My girlfriend (now wife) had just flown in from Hong Kong on a 12+ hour flight. I had flown over a few days earlier on business and we were meeting in London, seeing each other for the first time in months. I had but one idea for our first night together in months:
ROADTRIP TO HIGHBURY!
Arsenal was playing Lazio on September 27, 2000 in a driving rain and a match which everyone expected Arsenal to lose. Lazio came in not being the group favorite, but the overall favorite to win the Champions League that season. Arsenal, despite winning every game up to that point, was still looked at as suspect in European play.
I got my tickets from a ticket broker (first, and last time I’ll ever do that). My overpriced, semi-obstructed view seats ended up on the East Bank lower, which has the ambience of watching a football game in someone’s basement that is about a foot too short for most humans. Still it was Highbury and I was happy to be there.
My wife/girlfriend was not. On top of the rather long flight, change in time zones, and climate differences between HK and London, she was repeatedly warned by her colleagues “English Football is Dangerous!” Hooligan stories wafted through her head most of the flight, and she was actually afraid we would get beaten up.
My calming words eventually placated her. “It’s not like that anymore. It’s more of a family atmosphere. You’ll enjoy it.”
As we walked up the rather long ramp from the Arsenal station, we emerged into the London mist in front of six police horses in riot gear. Armored plates on their legs, plexiglass covers over the animal’s eyes, and a helmeted rider with a club and shield. She glanced over to me with a “thanks-for-taking-me-to-my-death” look that haunts my nightmares to this day. “It’ll get better” I told her.
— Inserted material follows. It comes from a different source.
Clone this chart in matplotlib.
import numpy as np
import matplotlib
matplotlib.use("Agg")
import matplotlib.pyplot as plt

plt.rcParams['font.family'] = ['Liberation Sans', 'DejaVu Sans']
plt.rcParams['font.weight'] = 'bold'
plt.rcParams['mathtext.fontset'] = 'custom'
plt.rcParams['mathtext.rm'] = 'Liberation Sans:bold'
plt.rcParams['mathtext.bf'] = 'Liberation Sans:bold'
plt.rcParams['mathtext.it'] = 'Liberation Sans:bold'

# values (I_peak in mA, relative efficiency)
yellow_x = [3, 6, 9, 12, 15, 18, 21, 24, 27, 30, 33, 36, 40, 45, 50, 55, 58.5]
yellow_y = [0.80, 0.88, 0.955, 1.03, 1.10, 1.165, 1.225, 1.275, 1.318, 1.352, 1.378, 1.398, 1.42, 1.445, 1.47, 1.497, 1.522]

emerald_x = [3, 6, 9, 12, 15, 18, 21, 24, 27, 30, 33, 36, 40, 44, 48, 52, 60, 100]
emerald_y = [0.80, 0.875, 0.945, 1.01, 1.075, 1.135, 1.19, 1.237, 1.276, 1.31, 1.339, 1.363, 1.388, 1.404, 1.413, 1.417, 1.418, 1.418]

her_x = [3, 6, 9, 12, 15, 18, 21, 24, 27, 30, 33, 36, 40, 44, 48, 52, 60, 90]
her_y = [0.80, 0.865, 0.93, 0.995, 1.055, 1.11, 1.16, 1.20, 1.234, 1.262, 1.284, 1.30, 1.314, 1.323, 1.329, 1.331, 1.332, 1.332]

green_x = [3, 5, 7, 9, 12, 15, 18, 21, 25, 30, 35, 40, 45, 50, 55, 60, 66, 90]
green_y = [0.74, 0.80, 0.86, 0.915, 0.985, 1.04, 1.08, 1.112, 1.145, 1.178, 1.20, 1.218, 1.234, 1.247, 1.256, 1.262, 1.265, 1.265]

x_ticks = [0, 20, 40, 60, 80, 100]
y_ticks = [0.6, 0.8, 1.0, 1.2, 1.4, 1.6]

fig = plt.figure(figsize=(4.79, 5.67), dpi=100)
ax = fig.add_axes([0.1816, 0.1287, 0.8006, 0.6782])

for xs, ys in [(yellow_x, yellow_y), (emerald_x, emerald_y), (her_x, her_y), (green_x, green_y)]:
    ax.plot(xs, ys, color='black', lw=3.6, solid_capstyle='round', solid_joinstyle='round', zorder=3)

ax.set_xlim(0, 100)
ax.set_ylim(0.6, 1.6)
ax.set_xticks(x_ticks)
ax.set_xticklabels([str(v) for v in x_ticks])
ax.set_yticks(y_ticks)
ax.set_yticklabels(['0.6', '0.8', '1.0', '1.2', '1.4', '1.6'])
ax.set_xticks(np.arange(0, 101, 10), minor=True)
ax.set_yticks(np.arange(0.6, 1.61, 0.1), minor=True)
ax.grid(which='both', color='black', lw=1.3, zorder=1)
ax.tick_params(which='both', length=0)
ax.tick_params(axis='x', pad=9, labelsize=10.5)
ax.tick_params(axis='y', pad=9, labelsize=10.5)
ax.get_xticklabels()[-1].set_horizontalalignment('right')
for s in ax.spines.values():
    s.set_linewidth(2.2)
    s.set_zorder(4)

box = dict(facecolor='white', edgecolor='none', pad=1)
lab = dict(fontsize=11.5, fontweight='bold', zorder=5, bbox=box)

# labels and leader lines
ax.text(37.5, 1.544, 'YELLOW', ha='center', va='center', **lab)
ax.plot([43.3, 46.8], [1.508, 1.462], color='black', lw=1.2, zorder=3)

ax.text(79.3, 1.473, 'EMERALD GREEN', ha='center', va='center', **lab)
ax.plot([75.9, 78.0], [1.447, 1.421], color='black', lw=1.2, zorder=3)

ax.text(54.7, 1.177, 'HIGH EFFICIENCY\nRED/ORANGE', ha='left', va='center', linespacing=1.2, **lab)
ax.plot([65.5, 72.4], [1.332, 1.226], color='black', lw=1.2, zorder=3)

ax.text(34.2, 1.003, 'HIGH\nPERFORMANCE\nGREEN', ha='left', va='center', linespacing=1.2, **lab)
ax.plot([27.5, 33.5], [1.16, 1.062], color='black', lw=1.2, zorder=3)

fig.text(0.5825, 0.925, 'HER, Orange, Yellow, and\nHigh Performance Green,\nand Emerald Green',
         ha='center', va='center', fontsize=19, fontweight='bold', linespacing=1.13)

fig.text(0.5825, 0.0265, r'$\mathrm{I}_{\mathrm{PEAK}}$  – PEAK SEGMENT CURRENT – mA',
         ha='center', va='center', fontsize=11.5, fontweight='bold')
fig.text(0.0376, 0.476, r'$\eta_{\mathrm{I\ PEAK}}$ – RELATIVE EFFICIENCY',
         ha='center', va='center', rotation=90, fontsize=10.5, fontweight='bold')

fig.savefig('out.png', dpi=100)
Walking around Highbury is something I recommend to anyone who hasn’t been to the home of football. Not only the sights, the colors, the noise, but the smells are something that will stay with you for a long time to come. We moved down the rows of vendors, carefully looking at the shirts and programs and sweets for something worth buying.
“Piss Off Tottenham” with a little Calvin urinating on a Spurs logo caught my wife’s eye before my. It was next to a shirt saying “You’re a bunch of sheep shaggers” or something. Adding to the look of death I received earlier was the new glare of “you hang out with some classy people.”
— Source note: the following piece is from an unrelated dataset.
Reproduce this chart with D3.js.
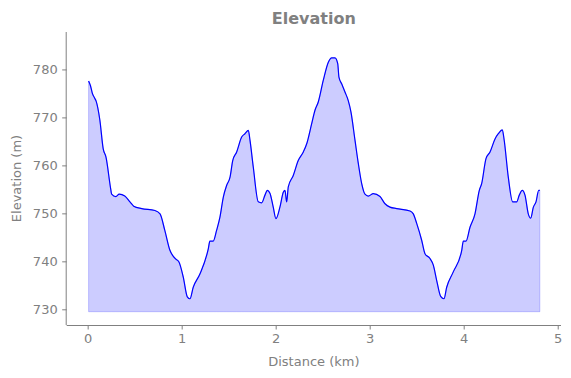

“Let’s get something to eat” I broached to her, turning the corner on Avenell road and heading to the main entrance. I could smell something burning, not quite meat, not quite vegetable, more along the lines of burning dog hair. I headed up to the trailer housing men speaking a strange language (Turkish? Arabic? Welsh?) and ordered two “meat patties” for dinner. When the grey matter arrived on the bun, my wife and I stared at debating who would be first to die. Eventually I took one bite, spitting it out as the grease ran down my throat. “Let’s get something inside” she said chucking hers into the trash.
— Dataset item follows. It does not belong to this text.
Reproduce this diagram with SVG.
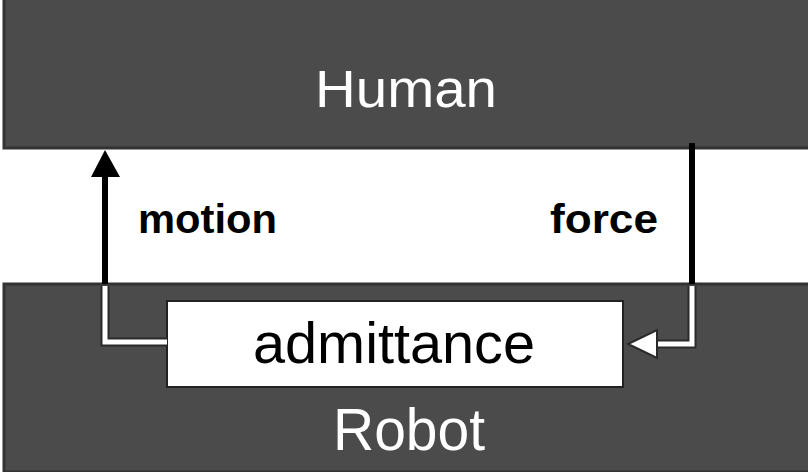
<svg xmlns="http://www.w3.org/2000/svg" width="808" height="472" viewBox="0 0 808 472">
<style>
.box{fill:#4b4b4b;stroke:#333;stroke-width:3}
.lbl{font-family:"Liberation Sans",Arial,sans-serif;text-anchor:middle}
.bold{font-family:"Liberation Sans",Arial,sans-serif;font-size:41px;font-weight:bold;fill:#000}
.blk{stroke:#000;stroke-width:6;fill:none}
.wht{stroke:#fff;stroke-width:5;fill:none}
.wout{stroke:#2a2a2a;stroke-width:9;fill:none}
</style>
<rect width="808" height="472" fill="#fff"/>
<g id="human">
<rect class="box" x="4" y="-2" width="806" height="150"/>
<text class="lbl" x="406" y="107" font-size="51" fill="#fff" textLength="182" lengthAdjust="spacingAndGlyphs">Human</text>
</g>
<g id="robot">
<rect class="box" x="4" y="284" width="806" height="188"/>
<text class="lbl" x="409" y="450" font-size="59" fill="#fff" textLength="152" lengthAdjust="spacingAndGlyphs">Robot</text>
</g>
<g id="admittance">
<rect x="167" y="301" width="456" height="86" fill="#fff" stroke="#222" stroke-width="2"/>
<text class="lbl" x="394" y="363" font-size="57" fill="#000" textLength="282" lengthAdjust="spacingAndGlyphs">admittance</text>
</g>
<g id="connectors">
<polyline class="wout" points="167,342 105,342 105,286"/>
<polyline class="wht" points="167,342 105,342 105,286"/>
<line class="blk" x1="105" y1="284" x2="105" y2="172"/>
<polygon points="105,150 91,177 120,177" fill="#000"/>
<line class="blk" x1="692" y1="143" x2="692" y2="284"/>
<polyline class="wout" points="692,286 692,344 652,344"/>
<polyline class="wht" points="692,286 692,344 652,344"/>
<polygon points="628,344 657,330 657,358" fill="#fff" stroke="#2a2a2a" stroke-width="2"/>
</g>
<g id="labels">
<text class="bold" x="138" y="233" textLength="139" lengthAdjust="spacingAndGlyphs">motion</text>
<text class="bold" x="550" y="233" textLength="108" lengthAdjust="spacingAndGlyphs">force</text>
</g>
</svg>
I pushed my way through the cellblock-like structure that is the Arsenal turnstyle, and had to help my wife (who is a bit weaker) enter the grounds. As we got through, I heard the name “Tony Adams” receive a loud cheer as it was announced on the public address that he would be playing following a long bout of injury.
The game was just marvelous. Arsenal dominated the play against a Lazio side that just seemed embarrassed. Freddie Ljunberg scored two, bracketing halftime in the 43 and 56th minute. “Two Nil, to the Arsenal” rang out from the rafters, with a booming voice of all four sides singing in unision. My wife cracked her first smile of the night “I didn’t know they’d be signing.” “You never know if they have something to sing about” I said. “But I’m glad they are.”
As the clock ticked down seats opened up in the lower rows and my wife and I moved down from under the cover of the East Deck Upper (the lower deck is “roofed” by the upper deck, keeping you dry but ruining your view, sort of). We got down to field level where we took a couple pictures and enjoyed the final whistle in the misting rain.
I’ve honestly lost track of how many times I’ve been to Highbury since that day, although my wife has not made it back since that night (fricking US INS–long story). I still delight in wandering the streets before the game, taking in the smells and buying too many sweets.